╭──
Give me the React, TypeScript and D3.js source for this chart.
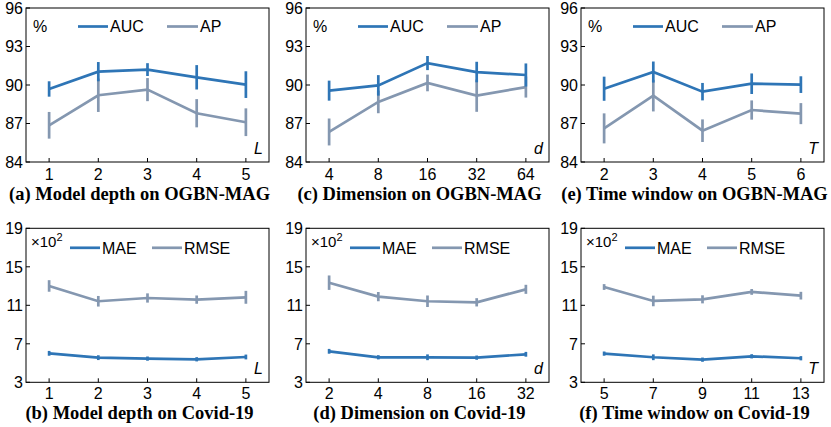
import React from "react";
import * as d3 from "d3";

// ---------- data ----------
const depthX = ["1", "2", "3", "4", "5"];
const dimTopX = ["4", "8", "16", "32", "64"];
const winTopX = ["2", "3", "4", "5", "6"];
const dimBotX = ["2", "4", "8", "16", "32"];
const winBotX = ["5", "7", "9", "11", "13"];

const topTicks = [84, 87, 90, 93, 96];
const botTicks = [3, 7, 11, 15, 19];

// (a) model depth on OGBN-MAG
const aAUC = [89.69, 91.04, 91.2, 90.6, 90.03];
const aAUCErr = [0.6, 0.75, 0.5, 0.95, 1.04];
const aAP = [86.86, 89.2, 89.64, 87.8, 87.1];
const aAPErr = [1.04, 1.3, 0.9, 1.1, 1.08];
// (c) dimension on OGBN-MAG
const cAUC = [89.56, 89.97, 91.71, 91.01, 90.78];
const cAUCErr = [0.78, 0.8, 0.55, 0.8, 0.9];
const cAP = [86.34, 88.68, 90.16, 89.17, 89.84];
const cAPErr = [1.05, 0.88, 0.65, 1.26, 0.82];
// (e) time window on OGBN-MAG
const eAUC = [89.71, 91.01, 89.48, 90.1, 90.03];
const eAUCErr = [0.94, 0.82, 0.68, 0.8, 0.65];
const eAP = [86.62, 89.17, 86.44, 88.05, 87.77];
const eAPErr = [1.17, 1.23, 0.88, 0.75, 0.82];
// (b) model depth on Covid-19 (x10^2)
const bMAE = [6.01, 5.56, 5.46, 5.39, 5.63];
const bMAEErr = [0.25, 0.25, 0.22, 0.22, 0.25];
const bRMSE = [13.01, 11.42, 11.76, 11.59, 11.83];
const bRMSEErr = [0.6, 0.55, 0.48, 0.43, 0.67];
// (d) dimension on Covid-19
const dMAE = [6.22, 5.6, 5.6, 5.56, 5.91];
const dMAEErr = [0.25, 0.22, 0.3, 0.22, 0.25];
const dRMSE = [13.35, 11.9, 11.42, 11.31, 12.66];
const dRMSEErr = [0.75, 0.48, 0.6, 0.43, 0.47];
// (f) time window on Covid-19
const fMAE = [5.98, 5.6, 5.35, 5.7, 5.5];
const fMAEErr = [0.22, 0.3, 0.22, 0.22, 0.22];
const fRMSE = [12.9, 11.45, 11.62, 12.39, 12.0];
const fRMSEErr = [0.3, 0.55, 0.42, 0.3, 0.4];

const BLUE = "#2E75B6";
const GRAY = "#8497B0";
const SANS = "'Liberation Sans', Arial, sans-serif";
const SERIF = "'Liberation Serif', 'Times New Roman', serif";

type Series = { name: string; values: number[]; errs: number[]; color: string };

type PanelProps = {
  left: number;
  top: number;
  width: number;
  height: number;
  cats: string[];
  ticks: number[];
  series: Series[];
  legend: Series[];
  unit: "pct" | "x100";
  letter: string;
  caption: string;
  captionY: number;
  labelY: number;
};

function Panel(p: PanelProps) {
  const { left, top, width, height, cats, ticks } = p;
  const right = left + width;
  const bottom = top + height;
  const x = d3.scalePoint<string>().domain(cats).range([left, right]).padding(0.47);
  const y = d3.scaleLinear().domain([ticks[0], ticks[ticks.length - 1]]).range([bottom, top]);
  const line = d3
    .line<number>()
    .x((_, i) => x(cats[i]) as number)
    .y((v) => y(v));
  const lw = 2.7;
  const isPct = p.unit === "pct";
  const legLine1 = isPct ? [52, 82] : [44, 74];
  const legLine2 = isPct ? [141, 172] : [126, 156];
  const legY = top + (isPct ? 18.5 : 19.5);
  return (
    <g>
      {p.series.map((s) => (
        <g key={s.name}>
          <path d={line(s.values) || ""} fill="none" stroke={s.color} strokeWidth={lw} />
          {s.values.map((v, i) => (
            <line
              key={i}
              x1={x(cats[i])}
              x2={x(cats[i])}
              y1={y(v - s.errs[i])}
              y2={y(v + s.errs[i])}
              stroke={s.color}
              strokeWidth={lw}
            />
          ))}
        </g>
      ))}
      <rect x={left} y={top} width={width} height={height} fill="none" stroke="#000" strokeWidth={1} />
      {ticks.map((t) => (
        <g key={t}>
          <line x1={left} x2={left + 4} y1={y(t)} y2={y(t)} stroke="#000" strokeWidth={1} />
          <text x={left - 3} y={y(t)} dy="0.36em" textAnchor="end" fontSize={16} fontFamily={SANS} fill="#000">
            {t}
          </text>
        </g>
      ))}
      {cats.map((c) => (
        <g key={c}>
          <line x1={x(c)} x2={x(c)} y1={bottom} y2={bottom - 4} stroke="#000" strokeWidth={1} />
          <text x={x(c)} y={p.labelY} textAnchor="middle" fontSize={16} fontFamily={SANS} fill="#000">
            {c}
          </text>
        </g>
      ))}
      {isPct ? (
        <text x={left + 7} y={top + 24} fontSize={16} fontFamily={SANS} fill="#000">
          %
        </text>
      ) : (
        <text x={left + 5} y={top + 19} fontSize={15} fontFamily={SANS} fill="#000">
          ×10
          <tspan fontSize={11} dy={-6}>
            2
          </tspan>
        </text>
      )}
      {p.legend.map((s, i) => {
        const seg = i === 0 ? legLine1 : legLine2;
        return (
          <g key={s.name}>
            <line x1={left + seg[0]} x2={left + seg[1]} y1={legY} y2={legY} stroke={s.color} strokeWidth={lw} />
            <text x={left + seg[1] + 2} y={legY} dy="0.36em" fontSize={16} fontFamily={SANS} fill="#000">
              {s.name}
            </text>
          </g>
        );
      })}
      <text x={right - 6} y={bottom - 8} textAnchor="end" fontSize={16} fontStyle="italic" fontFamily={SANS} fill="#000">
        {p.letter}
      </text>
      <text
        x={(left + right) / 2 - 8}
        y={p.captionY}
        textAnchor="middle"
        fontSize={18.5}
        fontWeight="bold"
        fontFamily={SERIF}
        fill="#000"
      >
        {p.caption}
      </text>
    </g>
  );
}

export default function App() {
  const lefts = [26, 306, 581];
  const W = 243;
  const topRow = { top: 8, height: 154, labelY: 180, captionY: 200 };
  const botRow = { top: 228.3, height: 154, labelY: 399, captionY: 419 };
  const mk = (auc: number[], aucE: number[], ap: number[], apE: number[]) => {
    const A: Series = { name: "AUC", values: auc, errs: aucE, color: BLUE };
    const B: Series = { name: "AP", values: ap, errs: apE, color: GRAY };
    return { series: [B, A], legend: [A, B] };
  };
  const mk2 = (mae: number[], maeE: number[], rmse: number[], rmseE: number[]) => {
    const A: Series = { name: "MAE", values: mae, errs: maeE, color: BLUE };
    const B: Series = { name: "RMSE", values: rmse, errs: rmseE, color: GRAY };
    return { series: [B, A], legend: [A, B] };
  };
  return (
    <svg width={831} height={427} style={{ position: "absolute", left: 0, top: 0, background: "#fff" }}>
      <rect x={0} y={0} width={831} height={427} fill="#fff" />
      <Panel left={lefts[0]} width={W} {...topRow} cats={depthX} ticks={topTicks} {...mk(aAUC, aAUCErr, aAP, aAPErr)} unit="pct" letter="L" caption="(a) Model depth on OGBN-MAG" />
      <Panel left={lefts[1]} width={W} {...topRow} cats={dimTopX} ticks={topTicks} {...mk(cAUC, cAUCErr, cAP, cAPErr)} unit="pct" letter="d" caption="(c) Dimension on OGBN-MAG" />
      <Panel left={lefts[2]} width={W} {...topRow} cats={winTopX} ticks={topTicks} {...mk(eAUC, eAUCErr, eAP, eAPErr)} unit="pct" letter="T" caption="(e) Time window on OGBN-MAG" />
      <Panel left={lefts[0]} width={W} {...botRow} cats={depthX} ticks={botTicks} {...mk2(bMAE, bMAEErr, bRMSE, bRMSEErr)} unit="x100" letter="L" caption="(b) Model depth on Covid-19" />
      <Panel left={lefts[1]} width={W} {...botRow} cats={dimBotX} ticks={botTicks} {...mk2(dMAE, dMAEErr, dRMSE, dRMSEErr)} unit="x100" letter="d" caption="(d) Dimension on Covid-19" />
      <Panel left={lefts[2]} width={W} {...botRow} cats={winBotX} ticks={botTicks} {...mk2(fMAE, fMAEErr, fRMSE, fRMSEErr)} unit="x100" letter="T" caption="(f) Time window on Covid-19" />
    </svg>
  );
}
╰──
> **TO DO**: Begin at the first line of the data above and repeat each line exactly, stopping after the line containing "import * as". Omit the pictures.

> **EXERCISE RESPONSE**:
Give me the React, TypeScript and D3.js source for this chart.
import React from "react";
import * as d3 from "d3";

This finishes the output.